Great Big Rollin’ Railroad

Bill Fries, pre-C.W. McCall, wrote this song in 1970 as a presentation to Union Pacific, with whom Bozell & Jacobs was campaign for an advertising account.

Iraqi Convoy
Ray Grossman, a National Guardman stationed in Iraqi during June 2004, sent to us this view of driving ’cross the desert sands.

And now for the “funny trucker songs”:

C.B. Savage
The subject of this politically-incorrect song is “alternative lifestyles”, and the confusion which they bring to the less-sophisticated.
Truck Drivin’ Song
Somewhat in the spirit of “C.B. Savage” is “Weird Al” Yankovic’s contribution, about a trucker with a sense of fashion. Think of “The Lumberjack Song” by Monty Python, but with a Dave Dudley “Six Days On The Road” rythmn.
30,000 Pounds Of Bananas
Harry Chapin, who is probably best known for his other transportation-related song, “Taxi”, wrote this “Wolf Creek Pass.-like adventure of terror.
Corky and the Juice Pigs (“The Only Gay Eskimo”) wrote this song, a satire of the trucker’s life. From their debut album Corky and the Juice Pigs, which is (fortunately?) out-of-print.

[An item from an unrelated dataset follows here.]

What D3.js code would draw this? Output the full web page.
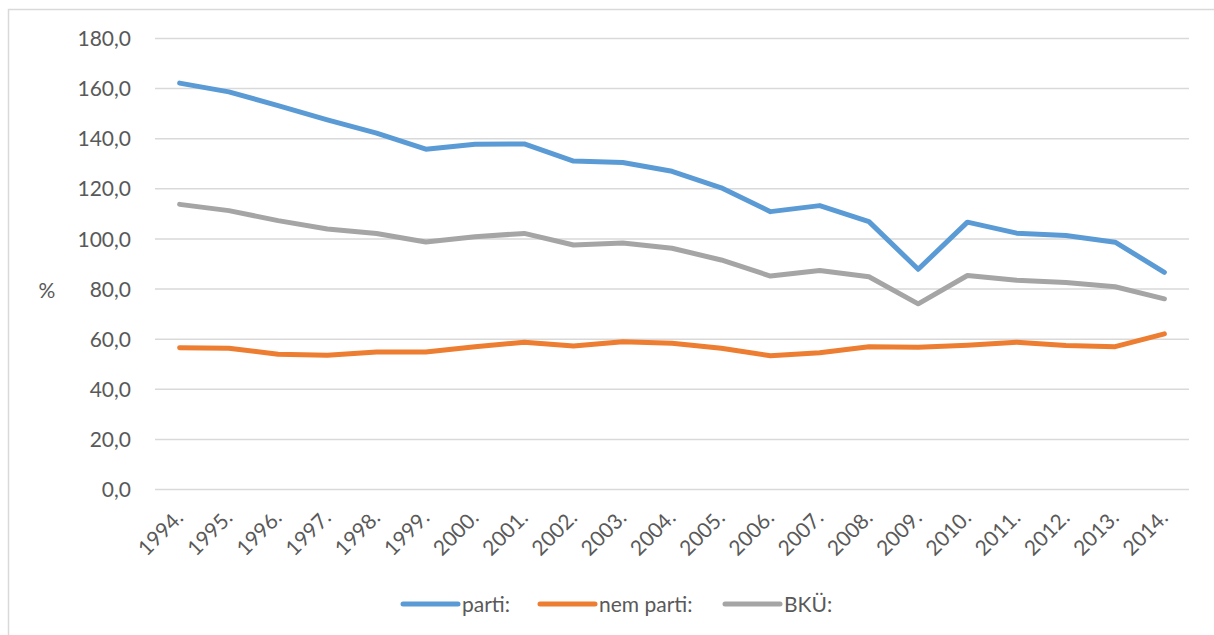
<!DOCTYPE html>
<html>
<head>
<meta charset="utf-8">
<script src="https://cdn.jsdelivr.net/npm/d3@7"></script>
<style>
  body { margin: 0; background: #fff; }
  svg { display: block; font-family: Lato, "Open Sans", sans-serif; }
</style>
</head>
<body>
<svg width="1214" height="635"></svg>
<script>
// évek
const years = ["1994.", "1995.", "1996.", "1997.", "1998.", "1999.", "2000.", "2001.", "2002.", "2003.",
  "2004.", "2005.", "2006.", "2007.", "2008.", "2009.", "2010.", "2011.", "2012.", "2013.", "2014."];

const parti = [162.2, 158.7, 153.2, 147.5, 142.2, 135.8, 137.8, 137.9, 131.1, 130.5,
  127.0, 120.4, 110.9, 113.3, 106.9, 87.9, 106.7, 102.3, 101.4, 98.7, 86.7];

const nemParti = [56.6, 56.4, 54.0, 53.6, 54.9, 54.9, 57.0, 58.8, 57.3, 59.0,
  58.4, 56.4, 53.4, 54.6, 57.0, 56.8, 57.6, 58.8, 57.5, 57.0, 62.1];

const bku = [113.8, 111.3, 107.3, 104.0, 102.2, 98.8, 100.9, 102.2, 97.6, 98.4,
  96.3, 91.6, 85.2, 87.4, 84.9, 74.1, 85.4, 83.5, 82.6, 80.9, 76.1];

const yTicks = [0, 20, 40, 60, 80, 100, 120, 140, 160, 180];

const seriesNames = ["parti:", "nem parti:", "BKÜ:"];
const seriesColors = ["#5B9BD5", "#ED7D31", "#A5A5A5"];
const seriesData = [parti, nemParti, bku];

const svg = d3.select("svg");
const textColor = "#595959";
const fontSize = "21px";

// keret
svg.append("path")
  .attr("d", "M8.5,635 V9.5 H1214")
  .attr("fill", "none")
  .attr("stroke", "#D9D9D9")
  .attr("stroke-width", 1.5);

const x = d3.scaleBand()
  .domain(years)
  .range([155, 1189]);

const y = d3.scaleLinear()
  .domain([0, 180])
  .range([489.5, 38.5]);

// rácsvonalak
svg.append("g")
  .selectAll("line")
  .data(yTicks)
  .join("line")
  .attr("x1", 155)
  .attr("x2", 1189)
  .attr("y1", d => y(d))
  .attr("y2", d => y(d))
  .attr("stroke", "#D9D9D9")
  .attr("stroke-width", 1.5);

// y tengely feliratai
svg.append("g")
  .selectAll("text")
  .data(yTicks)
  .join("text")
  .attr("x", 131)
  .attr("y", d => y(d))
  .attr("dy", "0.36em")
  .attr("text-anchor", "end")
  .attr("fill", textColor)
  .style("font-size", fontSize)
  .text(d => d3.format(".1f")(d).replace(".", ","));

svg.append("text")
  .attr("x", 47)
  .attr("y", 290)
  .attr("dy", "0.36em")
  .attr("text-anchor", "middle")
  .attr("fill", textColor)
  .style("font-size", fontSize)
  .text("%");

// x tengely feliratai
svg.append("g")
  .selectAll("text")
  .data(years)
  .join("text")
  .attr("transform", d => `translate(${x(d) + x.bandwidth() / 2 + 5},${519}) rotate(-45)`)
  .attr("text-anchor", "end")
  .attr("fill", textColor)
  .style("font-size", fontSize)
  .text(d => d);

// vonalak
const line = d3.line()
  .x((d, i) => x(years[i]) + x.bandwidth() / 2)
  .y(d => y(d));

seriesData.forEach((data, k) => {
  svg.append("path")
    .attr("d", line(data))
    .attr("fill", "none")
    .attr("stroke", seriesColors[k])
    .attr("stroke-width", 5)
    .attr("stroke-linejoin", "round")
    .attr("stroke-linecap", "round");
});

// jelmagyarázat
const legendX = [403, 540, 725];
const legend = svg.append("g")
  .selectAll("g")
  .data(seriesNames)
  .join("g")
  .attr("transform", (d, i) => `translate(${legendX[i]},604)`);

legend.append("line")
  .attr("x1", 0)
  .attr("x2", 55)
  .attr("stroke", (d, i) => seriesColors[i])
  .attr("stroke-width", 5)
  .attr("stroke-linecap", "round");

legend.append("text")
  .attr("x", 59)
  .attr("dy", "0.36em")
  .attr("fill", textColor)
  .style("font-size", fontSize)
  .text(d => d);
</script>
</body>
</html>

There are — so far — two songs by C.W. McCall that do not appear on any album. The first, “Kidnap America”, is a protest song in the style of “There Won’t Be No Country Music (There Won’t Be No Rock ’N’ Roll)”. The second song is “Pine Tar Wars”, a response to the George Brett “pine tar” incident of 1983 in which baseball manager Billy Martin and the officiating umpires are roundly ridiculed for a bad call.